F. Arthur Uebel's manufacture was considered the most important German clarinet workshop in the second third of the 20th century and in the direct succession of Oskar Oehler, and was honoured with a "diplôme d'honneur" for a newly made bass clarinet and a clarinet at the 1937 Paris World Exhibition. The most important expert in the company was the tuner Max Schnabel (1893–1979). Numerous respected clarinettists played on clarinets by F. Arthur Uebel.

The cooperation with these and other artists resulted in some remarkable improvements of the mechanics of the Oehler clarinet, some of which became the standard for professional clarinets, and in a clarinet model that set the standard for decades and is still held in high esteem today, the theatre model 702, an original Oehler clarinet, additionally equipped with all the mechanical improvements developed by Uebel and with hand-forged and extra-strong silver-plated keys.

At its best, Uebel employed 40 people, mostly men, and made about 400 clarinets a year. The most popular instruments were the student model 520 with 14 keys and four rings, but especially the more sophisticated model 620 with 19 keys and six rings without the above-mentioned improvements.

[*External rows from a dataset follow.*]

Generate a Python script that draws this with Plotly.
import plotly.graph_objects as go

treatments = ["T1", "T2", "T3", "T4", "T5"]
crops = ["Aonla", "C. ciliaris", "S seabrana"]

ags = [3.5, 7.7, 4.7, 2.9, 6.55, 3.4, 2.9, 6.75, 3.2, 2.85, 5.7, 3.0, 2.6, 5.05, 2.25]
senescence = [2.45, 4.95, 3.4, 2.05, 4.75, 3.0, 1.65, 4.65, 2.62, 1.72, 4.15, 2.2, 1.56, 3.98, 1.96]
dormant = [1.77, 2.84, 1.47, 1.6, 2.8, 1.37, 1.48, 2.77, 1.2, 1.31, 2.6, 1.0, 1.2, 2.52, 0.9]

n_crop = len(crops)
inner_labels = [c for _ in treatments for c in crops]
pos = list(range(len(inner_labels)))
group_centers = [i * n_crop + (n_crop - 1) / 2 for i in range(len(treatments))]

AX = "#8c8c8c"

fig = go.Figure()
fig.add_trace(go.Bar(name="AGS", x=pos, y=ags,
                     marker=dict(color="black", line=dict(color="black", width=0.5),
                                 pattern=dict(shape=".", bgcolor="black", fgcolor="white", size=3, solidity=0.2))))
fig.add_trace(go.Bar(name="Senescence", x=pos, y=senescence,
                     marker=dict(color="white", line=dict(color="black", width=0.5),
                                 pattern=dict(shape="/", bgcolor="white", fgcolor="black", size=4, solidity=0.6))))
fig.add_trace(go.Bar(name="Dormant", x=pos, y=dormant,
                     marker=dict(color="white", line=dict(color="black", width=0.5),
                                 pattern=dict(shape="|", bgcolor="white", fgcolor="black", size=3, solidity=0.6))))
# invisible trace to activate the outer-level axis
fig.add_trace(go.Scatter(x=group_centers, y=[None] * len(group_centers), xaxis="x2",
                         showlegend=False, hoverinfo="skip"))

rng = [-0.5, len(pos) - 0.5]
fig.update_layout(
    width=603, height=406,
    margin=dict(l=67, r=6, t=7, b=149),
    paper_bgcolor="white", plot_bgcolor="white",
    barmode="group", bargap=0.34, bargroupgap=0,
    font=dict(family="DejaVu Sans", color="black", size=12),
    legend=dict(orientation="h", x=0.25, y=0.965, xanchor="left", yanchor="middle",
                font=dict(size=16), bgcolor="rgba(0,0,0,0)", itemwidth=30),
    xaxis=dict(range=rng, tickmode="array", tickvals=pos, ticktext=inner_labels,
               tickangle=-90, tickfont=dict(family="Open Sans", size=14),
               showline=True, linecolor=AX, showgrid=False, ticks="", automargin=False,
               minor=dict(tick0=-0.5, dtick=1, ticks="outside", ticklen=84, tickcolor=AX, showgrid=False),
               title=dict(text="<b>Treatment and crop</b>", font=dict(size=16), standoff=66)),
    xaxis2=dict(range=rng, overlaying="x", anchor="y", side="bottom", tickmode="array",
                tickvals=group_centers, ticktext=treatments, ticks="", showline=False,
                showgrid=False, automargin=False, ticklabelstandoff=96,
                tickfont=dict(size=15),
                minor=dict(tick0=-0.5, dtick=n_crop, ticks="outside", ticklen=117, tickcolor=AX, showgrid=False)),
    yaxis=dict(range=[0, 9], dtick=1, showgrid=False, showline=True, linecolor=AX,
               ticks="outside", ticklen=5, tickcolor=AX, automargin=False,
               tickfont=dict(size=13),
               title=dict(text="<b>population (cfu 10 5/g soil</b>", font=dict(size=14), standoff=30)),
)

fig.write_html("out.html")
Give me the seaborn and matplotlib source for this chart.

With the death of Friedrich Arthur Uebel in 1963, the glorious period of this manufactory ended with a serial number of about 17,000.[Well-kept instruments from the time before Uebel's death are still sought after as second-hand instruments today. Of course, a well-preserved Theatermodel 702 fetches the highest prices.

==Legacy==
In 2010, the manufacture of high-quality German and French system clarinets under the FAU label continued with the foundation of the company F. Arthur Uebel GmbH by Jürgen Stölzel from Wiesbaden, and the establishment of a new production facility in Markneukirchen.